Speaking to journalists later, Trengove and her husband described how she began to feel cold and nauseous and went to bed. She fell unconscious, started having spasms and was rushed to a hospital. She then fell into a coma that kept her in the intensive care unit for three days.
Trengove was diagnosed with hyponatremia, a condition in which sodium levels in the body are abnormally low. Sodium is an electrolyte that regulates the balance of water in the body. If a person drinks too much water, like Trengove did, it dilutes sodium in the body, causes cells to take up excess water and can lead to mild or life-threatening health conditions.
This water intoxication can actually cause the brain to swell, restricting a person’s ability to breath, possibly leading to unconsciousness and death. Water intoxication, even makes it to Discovery Life's show, Curious and Unusual Deaths.
In fact, even the much-touted “rule” for good health of drinking at least eight glasses of water a day can lead to hyponatremia. New research from the University of Melbourne and Monash University published in the Proceedings of the National Academy of Sciences confirms that the body has its own mechanism to regulate the intake of water and ensure that there is no excess. The study demonstrated the presence of “swallowing inhibition”, a hard-wired process in the human ody that kicks in after excess fluid has been drunk.
The researchers used functional Magnetic Resonance Imaging to measure brain responses to swallowing efforts by participants when they were thirsty and again when they had had excess water. The results showed that there was a three-fold increase in the effort to swallow water in the second case, confirming the presence of swallowing inhibition.

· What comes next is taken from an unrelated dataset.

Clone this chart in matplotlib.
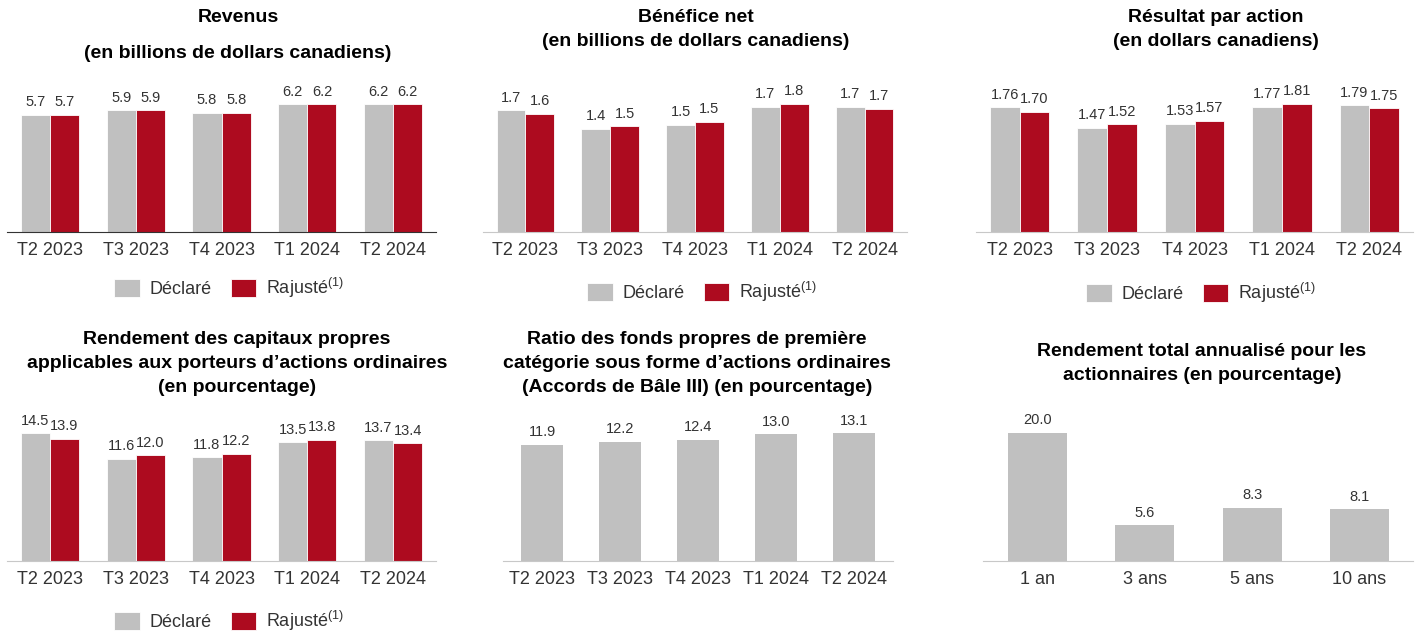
import numpy as np
import matplotlib.pyplot as plt

plt.rcParams['font.family'] = ['Liberation Sans', 'DejaVu Sans']

# data
trimestres = ['T2 2023', 'T3 2023', 'T4 2023', 'T1 2024', 'T2 2024']
revenus_decl = [5.7, 5.9, 5.8, 6.2, 6.2]
revenus_raj = [5.7, 5.9, 5.8, 6.2, 6.2]
benef_decl = [1.69, 1.43, 1.49, 1.74, 1.74]
benef_raj = [1.64, 1.47, 1.53, 1.78, 1.71]
bpa_decl = [1.76, 1.47, 1.53, 1.77, 1.79]
bpa_raj = [1.70, 1.52, 1.57, 1.81, 1.75]
rcp_decl = [14.5, 11.6, 11.8, 13.5, 13.7]
rcp_raj = [13.9, 12.0, 12.2, 13.8, 13.4]
ratio_fp = [11.9, 12.2, 12.4, 13.0, 13.1]
periodes = ['1 an', '3 ans', '5 ans', '10 ans']
rendement_total = [20.0, 5.6, 8.3, 8.1]

GRIS = '#C0C0C0'
ROUGE = '#AD0B1F'
TXT = '#333333'
W, H = 1417, 633

fig = plt.figure(figsize=(W / 100, H / 100), dpi=100)


def axes_px(x0, x1, base, top, scale):
    # pixel box -> figure axes, y scaled in px per unit
    ax = fig.add_axes([x0 / W, 1 - base / H, (x1 - x0) / W, (base - top) / H])
    ax.set_ylim(0, (base - top) / scale)
    for s in ['top', 'right', 'left']:
        ax.spines[s].set_visible(False)
    ax.set_yticks([])
    ax.tick_params(axis='x', length=0, labelsize=13, labelcolor=TXT, pad=7)
    ax.patch.set_alpha(0)
    return ax


def titre(x, y, lignes, dy=24):
    for i, l in enumerate(lignes):
        fig.text(x / W, 1 - (y + i * dy) / H, l, ha='center', va='center',
                 fontsize=14, fontweight='bold', color='black')


def paire(ax, decl, raj, fmt, w=0.34):
    x = np.arange(len(trimestres))
    b1 = ax.bar(x - w / 2, decl, w, color=GRIS, edgecolor='white', linewidth=0.6)
    b2 = ax.bar(x + w / 2, raj, w, color=ROUGE, edgecolor='white', linewidth=0.6)
    ax.bar_label(b1, fmt=fmt, padding=4, fontsize=10.5, color=TXT)
    ax.bar_label(b2, fmt=fmt, padding=4, fontsize=10.5, color=TXT)
    ax.set_xticks(x)
    ax.set_xticklabels(trimestres)
    ax.set_xlim(-0.5, 4.5)
    return b1, b2


def legende(handles, cx, cy):
    fig.legend(handles, ['Déclaré', 'Rajusté$^{\\mathregular{(1)}}$'], loc='center',
               bbox_to_anchor=(cx / W, 1 - cy / H), ncol=2, frameon=False,
               fontsize=13, handlelength=1.4, handleheight=1.1,
               handletextpad=0.55, columnspacing=1.05, labelcolor=TXT)


# Revenus
ax1 = axes_px(7, 436, 232, 80, 20.6)
h = paire(ax1, revenus_decl, revenus_raj, '%.1f')
ax1.spines['bottom'].set_color('#333333')
titre(238, 18, ['Revenus', '(en billions de dollars canadiens)'], dy=35)
legende(h, 229, 288)

# Benefice net
ax2 = axes_px(483, 907, 232, 80, 72)
h = paire(ax2, benef_decl, benef_raj, '%.1f')
ax2.spines['bottom'].set_color('#C8C8C8')
titre(696, 17, ['Bénéfice net', '(en billions de dollars canadiens)'])
legende(h, 702, 292)

# Resultat par action
ax3 = axes_px(976, 1413, 232, 80, 70.8)
h = paire(ax3, bpa_decl, bpa_raj, '%.2f')
ax3.spines['bottom'].set_color('#C8C8C8')
titre(1216, 17, ['Résultat par action', '(en dollars canadiens)'])
legende(h, 1201, 293)

# Rendement des capitaux propres
ax4 = axes_px(7, 436, 561, 410, 8.8)
h = paire(ax4, rcp_decl, rcp_raj, '%.1f')
ax4.spines['bottom'].set_color('#C8C8C8')
titre(237, 340, ['Rendement des capitaux propres',
                 'applicables aux porteurs d\u2019actions ordinaires',
                 '(en pourcentage)'])
legende(h, 229, 621)

# Ratio des fonds propres
ax5 = axes_px(503, 893, 561, 410, 9.76)
x = np.arange(len(trimestres))
b = ax5.bar(x, ratio_fp, 0.54, color=GRIS)
ax5.bar_label(b, fmt='%.1f', padding=4, fontsize=10.5, color=TXT)
ax5.set_xticks(x)
ax5.set_xticklabels(trimestres)
ax5.set_xlim(-0.5, 4.5)
ax5.spines['bottom'].set_color('#C8C8C8')
titre(697, 340, ['Ratio des fonds propres de première',
                 'catégorie sous forme d\u2019actions ordinaires',
                 '(Accords de Bâle III) (en pourcentage)'])

# Rendement total
ax6 = axes_px(983, 1413, 561, 410, 6.4)
x = np.arange(len(periodes))
b = ax6.bar(x, rendement_total, 0.55, color=GRIS)
ax6.bar_label(b, fmt='%.1f', padding=4, fontsize=10.5, color=TXT)
ax6.set_xticks(x)
ax6.set_xticklabels(periodes)
ax6.set_xlim(-0.51, 3.5)
ax6.spines['bottom'].set_color('#C8C8C8')
titre(1202, 352, ['Rendement total annualisé pour les',
                  'actionnaires (en pourcentage)'])

fig.savefig('out.png', dpi=100)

Endurance athletes have often borne the worst of the “rules” of drinking water rather than listening to their bodies and their swallowing inhibitions. In 2014, a high school football player in the United States drank large amounts of water and Gatorade to alleviate cramps he experiences during practice. Media reports suggest that he drank about 15 litres of water by the end of the practice session. The boy collapsed after he reached home and dies a few days later in hospital.
Earlier research has shown that many long distance runners and cyclists while aware of the dangers of dehydration do not take care to avoid water intoxication. One study has even shows that 13% of Boston marathon runners experienced exercise-induced hyponatremia.